Production growth was flat in 2007, so the 29% fall in earnings year on year (which was already flagged ahead of the result) was only due to those cost increases and constantly squeezed margins from an uncooperative aluminium price (oh, and that wretched currency). Increased Chinese production has held the aluminium price down, and the London Metals Exchange is already holding a 1mt surplus while global capacity additions continue. The outlook for 2008 is not particularly rosy from here.

And so the analysts pulled out their hatchets, and hacked anything from 15% to 45% off their 2008 earnings estimates, with further trims for 2009. Target prices also took a beating, with the FNArena average falling from $6.94 to $6.25. Macquarie summed up the sentiment:

“Let’s make no bones about it, the short-term earnings outlook for Alumina Ltd is increasingly ugly”.

But wait – Macquarie still rates Alumina as Outperform. In fact, six out of ten brokers or advisors in the FNArena database are calling the stock a Buy, with only one (Credit Suisse) suggesting Sell. Has the stock been trashed? Well, yes it has. Its 52-week range is from $8.88 in July down to $4.50 in the January dump, and it is hovering now above $5.00. But with little prospect on the earnings horizon there’s no point in talking discount to cashflow.  What makes the difference with Alumina Ltd is actually something that once more comes back to cost.

While Credit Suisse has based its Underperform rating on a short-term earnings view, the analysts acknowledge Alumina’s “sunk capital in a rapidly growing industry” as well as its “long life, bottom-of-the-cost-curve assets”. Those brokers on Hold make the same acknowledgement, and have hence played off earnings and assets to reach their middle-ground ratings. The Buy raters, however, see asset value as the overriding factor.

Aluminium smelting is a very costly business needing, as it does, an awful lot of power and water. To actually build an aluminium smelter is another story again, and indeed current prices make such a project uneconomical. But if you already have a smelter, or better still, a portfolio of them, you are sitting in the box seat for what most agree will be an ultimate return to strength in aluminium prices. Alumina’s assets are, as Macquarie suggests, “world class”.  Citi calculates the replacement cost of these assets to be $8.50 per share. That is the simple reason why Citi maintains a Buy rating, and the analysts’ views are echoed across all the other positive broker recommendations.
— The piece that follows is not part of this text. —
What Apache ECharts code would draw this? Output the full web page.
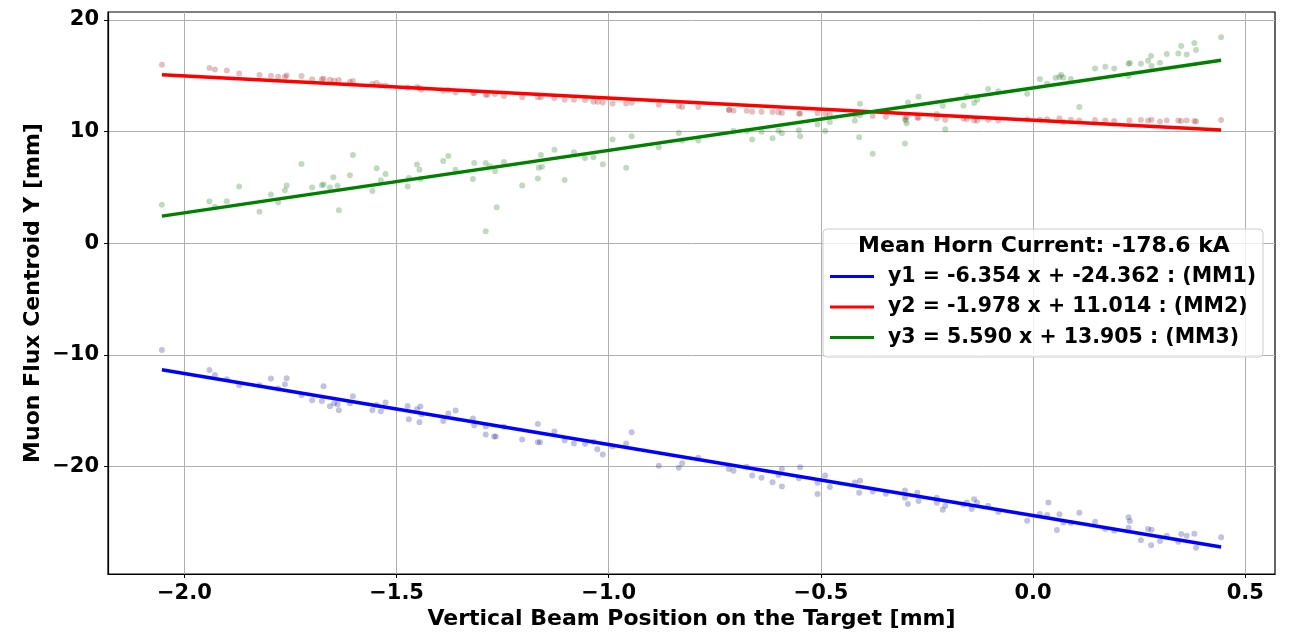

Apart from latent value, the next obvious point to make about Alumina is that these assets could be very valuable to someone else – such as Alcoa. Alumina is, after all, the 40% junior partner in the Alcoa World Alumina & Chemicals (AWAC) venture, with Alcoa all of the other 60%. The market has been holding out for a full Alcoa takeover for some time, but Alcoa itself has been subject to takeover speculation ever since Rio Tinto ((RIO)) took Alcan. The prime contender is BHP Billiton ((BHP)), but then BHP is trying to take over Rio. Alumina is just another item down a shopping list somewhere.

But with its irreplaceable assets firmly grasped for now, the next big catalyst for the Alumina share price would be a move in the aluminium price. This doesn’t appear like it’s going to happen tomorrow, but for the fact that there have been production disruptions across the globe with China and South Africa in particular looking at systemic power delivery problems. But in the longer term the super-cycle is still considered by all and sundry to be in place, and medium-wise it is expected Chinese demand will grow without domestic production keeping pace.

In reality, ten out of ten brokers find Alumina a great bottom-draw proposition, and who knows? It may never be this cheap again.